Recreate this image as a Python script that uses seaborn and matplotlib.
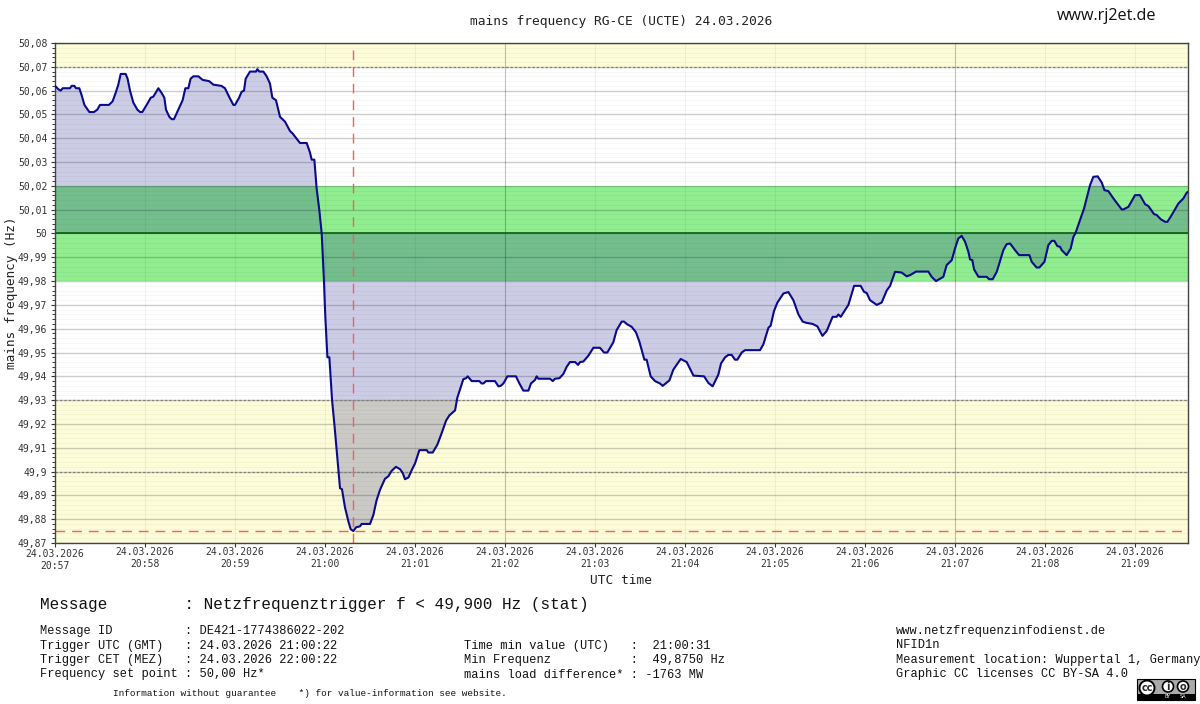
import matplotlib
matplotlib.use("Agg")
import matplotlib.pyplot as plt
from matplotlib.patches import Rectangle, Ellipse
import numpy as np
import pandas as pd
import seaborn as sns

# seconds after 20:57:00 UTC
time_s = [0, 2.2, 3.8, 5.1, 10, 11.1, 12.9, 14, 16.2, 17.8, 19.6, 22.9, 26, 28.2, 30, 36, 38.4, 40.4, 42.2, 43.8,
          47.1, 48.4, 50, 52.2, 54.9, 56.7, 58.2, 61.1, 63.8, 65.6, 68.9, 71.1, 72.9, 74, 76.2, 77.8, 79.3, 82.2,
          85.1, 86.9, 88.9, 90.4, 92.2, 95.6, 98.4, 102.7, 105.6, 110.9, 113.3, 116, 118.9, 120, 122.7, 124.4,
          126, 127.1, 130, 134, 134.9, 136.2, 138.9, 141.1, 143.3, 144.9, 147.3, 150, 153.3, 156.7, 158.4, 163.3,
          167.8, 170, 171.1, 172.9,
          174.4, 176.2, 177.8, 179.3, 180.2, 181.6, 182.9, 184.7, 186.4, 188.2, 190, 191.3, 193.3, 195.6, 197.1,
          198.9, 200.7, 203.3, 204.4, 210, 212.2, 214.4, 216.7, 220, 222.2, 224.4, 227.3, 230, 231.8, 233.3, 235.6,
          237.8, 240,
          242.9, 247.8, 248.9, 251.8, 254.9, 257.8, 260.7, 262.9, 266.7, 268.2, 272.2, 274, 275.1, 277.8, 282.9,
          284.4, 285.6, 287.3, 293.3, 295.6, 297.1, 298.9, 301.6, 307.3, 309.6, 312.2, 315.6, 317.3, 320, 321.1,
          322.2, 330, 331.8, 333.3, 336.2, 338.9, 341.1, 343.3, 346.7, 348.7, 350, 352.2, 355.6, 358.9, 363.3, 366,
          368.2, 372.2, 374.4, 377.8, 379.3, 381.1, 384.4, 387.3, 389.6, 392.9, 394.4, 397.1, 400,
          403.3, 405.1, 409.6, 412.2, 417.1, 421.1, 425.6, 432.7, 435.6, 438.4, 442.2, 444, 446.7, 448.9, 451.1,
          453.3, 454.9, 457.8, 460, 470, 472.2, 475.6, 477.1, 479.3, 481.6, 485.6, 488.9, 492.2, 495.6, 498.4,
          500.7, 505.1, 508.2, 511.6, 514.4, 518.4, 521.1, 522.2, 523.8, 528.9, 532.7, 537.1, 539.3, 541.1, 543.3,
          547.8, 551.1, 554.4, 556.7,
          560, 564.4, 567.8, 570, 574, 582.2, 584.4, 587.3, 592.2, 594.4, 597.8, 600, 602.2, 604.4, 606.7, 608.9,
          610, 611.5, 612.7, 615.6, 621.1, 622.7, 625.1, 627.8, 632.2, 634.4, 636.7, 640, 642.7, 649.6, 651.1,
          654.4, 656.2, 659.6, 662.2, 664.4, 666.2, 668.2, 670, 671.1, 674.4, 677.1, 678.9, 680.2, 686, 690, 692.2,
          695.1, 697.8, 699.6, 702.2, 705.6, 711.1, 712.2, 715.6, 720, 723.3, 726.7, 728.9, 732.7, 734.4, 737.1,
          740, 741.6, 744.4, 748.9, 752.2, 754.4, 755.3]

freq_hz = [50.062, 50.0606, 50.06, 50.061, 50.061, 50.062, 50.062, 50.061, 50.061, 50.058, 50.054, 50.051, 50.051,
           50.052, 50.054, 50.054, 50.0555, 50.059, 50.0625, 50.067,
           50.067, 50.065, 50.06, 50.055, 50.052, 50.051, 50.051, 50.054, 50.057, 50.0575, 50.061, 50.059, 50.057,
           50.052, 50.049, 50.048, 50.048, 50.052,
           50.056, 50.061, 50.061, 50.065, 50.066, 50.066, 50.0645, 50.064, 50.0625, 50.062, 50.061, 50.0575, 50.054,
           50.054, 50.057, 50.0595,
           50.06, 50.065, 50.068, 50.068, 50.069, 50.068, 50.068, 50.066, 50.063, 50.057, 50.056, 50.049, 50.047,
           50.043, 50.042, 50.038,
           50.038, 50.034, 50.031, 50.031,
           50.019, 50.0098, 50.0, 49.98, 49.965, 49.948, 49.948, 49.93, 49.9188, 49.906, 49.893, 49.8926, 49.885,
           49.879, 49.8758,
           49.875, 49.8766, 49.877, 49.878, 49.878, 49.8817, 49.888, 49.8924, 49.897, 49.898, 49.9003, 49.902, 49.901,
           49.8994, 49.8968, 49.8975,
           49.9006, 49.9034,
           49.909, 49.909, 49.908, 49.908, 49.9113, 49.9162, 49.9214, 49.9236, 49.9257, 49.931, 49.9388, 49.9392,
           49.94, 49.938, 49.938,
           49.937, 49.937, 49.938, 49.938, 49.9358, 49.936, 49.937, 49.94, 49.94, 49.937, 49.934, 49.934, 49.937,
           49.9385, 49.94,
           49.939, 49.939, 49.938, 49.939, 49.9392, 49.941, 49.944, 49.946, 49.946, 49.9448, 49.946, 49.9462,
           49.9487, 49.952, 49.952, 49.95,
           49.95, 49.9543, 49.9594, 49.963, 49.963, 49.962, 49.9608, 49.9585, 49.9545, 49.947, 49.947, 49.94, 49.938,
           49.937, 49.936, 49.9383, 49.9428, 49.9473, 49.946, 49.9403, 49.94, 49.9372, 49.9358, 49.9407, 49.9454,
           49.948, 49.949, 49.949,
           49.947, 49.947, 49.95, 49.951, 49.951, 49.9534, 49.9604, 49.9613, 49.9674, 49.971, 49.9748, 49.9754,
           49.972, 49.966, 49.963,
           49.9625, 49.962, 49.961, 49.957, 49.959, 49.965, 49.965, 49.966, 49.965, 49.97, 49.978, 49.978, 49.9755,
           49.975, 49.972,
           49.97, 49.971, 49.976, 49.978,
           49.9839, 49.9836, 49.982, 49.9825, 49.984, 49.984, 49.9818, 49.98, 49.9818, 49.9867, 49.9888, 49.9937,
           49.9979, 49.999, 49.9965, 49.9923,
           49.9891, 49.9888, 49.9849, 49.9818, 49.9818, 49.9808, 49.9808, 49.9839, 49.993, 49.9955, 49.9958, 49.993,
           49.9909, 49.9909, 49.9881,
           49.9857, 49.9857, 49.9881, 49.9951, 49.9969, 49.9969, 49.9947, 49.9944, 49.993, 49.9909, 49.9937, 49.9986,
           50.0, 50.0105, 50.0203, 50.0238,
           50.024, 50.0214, 50.0182, 50.0178, 50.0147, 50.0101, 50.0101, 50.0112, 50.0161, 50.0161, 50.0123, 50.0115,
           50.0081, 50.0078, 50.006,
           50.0049, 50.0049, 50.0077, 50.0126, 50.0147, 50.0171, 50.0175]

minute_ticks = list(range(0, 721, 60))
minute_labels = ["20:57", "20:58", "20:59", "21:00", "21:01", "21:02", "21:03",
                 "21:04", "21:05", "21:06", "21:07", "21:08", "21:09"]
date_label = "24.03.2026"
y_ticks = [49.87, 49.88, 49.89, 49.90, 49.91, 49.92, 49.93, 49.94, 49.95, 49.96, 49.97, 49.98, 49.99,
           50.00, 50.01, 50.02, 50.03, 50.04, 50.05, 50.06, 50.07, 50.08]
y_labels = ["49,87", "49,88", "49,89", "49,9", "49,91", "49,92", "49,93", "49,94", "49,95", "49,96", "49,97",
            "49,98", "49,99", "50", "50,01", "50,02", "50,03", "50,04", "50,05", "50,06", "50,07", "50,08"]
set_point = 50.0
min_value = 49.875
min_time_s = 198.7
x_end = 755.3

sns.set_style("white")
plt.rcParams["font.family"] = ["DejaVu Sans Mono"]
W, H = 1200, 704
fig = plt.figure(figsize=(W / 100, H / 100), dpi=100)
ax = fig.add_axes([55 / W, 1 - 543 / H, (1188 - 55) / W, (543 - 43) / H])

df = pd.DataFrame({"t": time_s, "f": freq_hz})

ax.axhspan(50.07, 50.08, color="#fdfcd8", lw=0, zorder=0.1)
ax.axhspan(49.87, 49.93, color="#fdfcd8", lw=0, zorder=0.1)
ax.axhspan(49.98, 50.02, color="#90ee90", lw=0, zorder=0.2)
ax.set_axisbelow(True)

ax.set_xlim(0, x_end)
ax.set_ylim(49.87, 50.08)
ax.set_xticks(minute_ticks)
ax.set_xticklabels([f"{date_label}\n{m}" for m in minute_labels], linespacing=1.2)
ax.set_yticks(y_ticks)
ax.set_yticklabels(y_labels)
ax.set_yticks(np.arange(49.87, 50.0801, 0.002), minor=True)
ax.grid(True, axis="y", which="major", color="black", alpha=0.2, lw=1.0)
ax.grid(True, axis="y", which="minor", color="black", alpha=0.03, lw=0.8)
ax.grid(True, axis="x", which="major", color="black", alpha=0.05, lw=0.8)
for m in (300, 600):
    ax.axvline(m, color="black", alpha=0.2, lw=0.8, zorder=0.6)

for level in (50.07, 49.93, 49.90):
    ax.axhline(level, color="#808080", lw=0.9, ls=(0, (2, 1.5)), zorder=1.5)
ax.axhline(set_point, color="#0b5d0b", lw=1.2, zorder=2)
ax.axhline(min_value, color="#f06060", lw=1.0, ls=(0, (7, 5)), zorder=2)
ax.axvline(min_time_s, color="#f06060", lw=1.0, ls=(0, (7, 5)), zorder=2)

ax.fill_between(df["t"], df["f"], set_point, color="navy", alpha=0.2, lw=0, zorder=1)
sns.lineplot(data=df, x="t", y="f", ax=ax, color="#0a0a8c", lw=1.5, zorder=3, errorbar=None, estimator=None)

ax.set_xlabel("UTC time", fontsize=9.3, color="#222222", labelpad=2)
ax.set_ylabel("mains frequency (Hz)", fontsize=9.2, color="#222222", labelpad=0)
ax.tick_params(axis="x", which="major", labelsize=7, colors="#333333", length=3, width=0.8, bottom=True, pad=0)
ax.tick_params(axis="y", which="major", labelsize=7, colors="#333333", length=3, width=0.8, left=True, pad=2.5)
ax.tick_params(axis="y", which="minor", length=2, width=0.7, color="#333333", left=True)
ax.get_xticklabels()[0].set_y(-0.004)
for s in ax.spines.values():
    s.set_color("#444444")
    s.set_linewidth(1.0)


def txt(x, y, s, size, family="Liberation Mono", color="#111111", **kw):
    return fig.text(x / W, 1 - y / H, s, fontsize=size, family=family, color=color, va="center", **kw)


txt(621.5, 22, "mains frequency RG-CE (UCTE) 24.03.2026", 9.3, family="DejaVu Sans Mono", ha="center", color="#222222")
txt(1056.5, 16.5, "www.rj2et.de", 11.6, family="Open Sans")

txt(40, 605, "Message        : Netzfrequenztrigger f < 49,900 Hz (stat)", 11.5)
left_lines = ["Message ID          : DE421-1774386022-202",
              "Trigger UTC (GMT)   : 24.03.2026 21:00:22",
              "Trigger CET (MEZ)   : 24.03.2026 22:00:22",
              "Frequency set point : 50,00 Hz*"]
for y, line in zip((631, 645.5, 660, 674.5), left_lines):
    txt(40, y, line, 8.63)
mid_lines = ["Time min value (UTC)   :  21:00:31",
             "Min Frequenz           :  49,8750 Hz",
             "mains load difference* : -1763 MW"]
for y, line in zip((645.5, 660, 674.5), mid_lines):
    txt(464, y, line, 8.63)
right_lines = ["www.netzfrequenzinfodienst.de", "NFID1n",
               "Measurement location: Wuppertal 1, Germany",
               "Graphic CC licenses CC BY-SA 4.0"]
for y, line in zip((631, 645.5, 660, 674.5), right_lines):
    txt(896, y, line, 8.63)
txt(113, 693, "Information without guarantee    *) for value-information see website.", 6.75)

# licence badge
def rect(x0, y0, x1, y1, **kw):
    fig.add_artist(Rectangle((x0 / W, 1 - y1 / H), (x1 - x0) / W, (y1 - y0) / H,
                             transform=fig.transFigure, **kw))


def circ(cx, cy, r, **kw):
    fig.add_artist(Ellipse((cx / W, 1 - cy / H), 2 * r / W, 2 * r / H, transform=fig.transFigure, **kw))


rect(1137, 679, 1195, 700, fc="#aaaaaa", ec="black", lw=0.8)
rect(1137, 694, 1195, 700, fc="black", ec="black", lw=0)
circ(1147, 688, 7.5, fc="white", ec="black", lw=1.4)
circ(1168, 686.5, 5.5, fc="white", ec="black", lw=1.2)
circ(1183, 686.5, 5.5, fc="white", ec="black", lw=1.2)
fig.text(1147 / W, 1 - 688 / H, "cc", fontsize=7, fontweight="bold", family="DejaVu Sans", ha="center", va="center")
fig.text(1168 / W, 1 - 686.5 / H, "i", fontsize=7, fontweight="bold", family="DejaVu Sans", ha="center", va="center")
fig.text(1183 / W, 1 - 686.5 / H, "o", fontsize=7, fontweight="bold", family="DejaVu Sans", ha="center", va="center")
fig.text(1168 / W, 1 - 697 / H, "BY", fontsize=3.5, color="white", family="DejaVu Sans", ha="center", va="center")
fig.text(1183 / W, 1 - 697 / H, "SA", fontsize=3.5, color="white", family="DejaVu Sans", ha="center", va="center")

fig.savefig("out.png", dpi=100)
☆ ☆ ☆ ☆ ☆
DIRECTION:
From the first line of the material down to the line containing "import seaborn as sns", inclusive, return each line exactly, skipping any picture.

ANSWER FOR THE TASK:
Recreate this image as a Python script that uses seaborn and matplotlib.
import matplotlib
matplotlib.use("Agg")
import matplotlib.pyplot as plt
from matplotlib.patches import Rectangle, Ellipse
import numpy as np
import pandas as pd
import seaborn as sns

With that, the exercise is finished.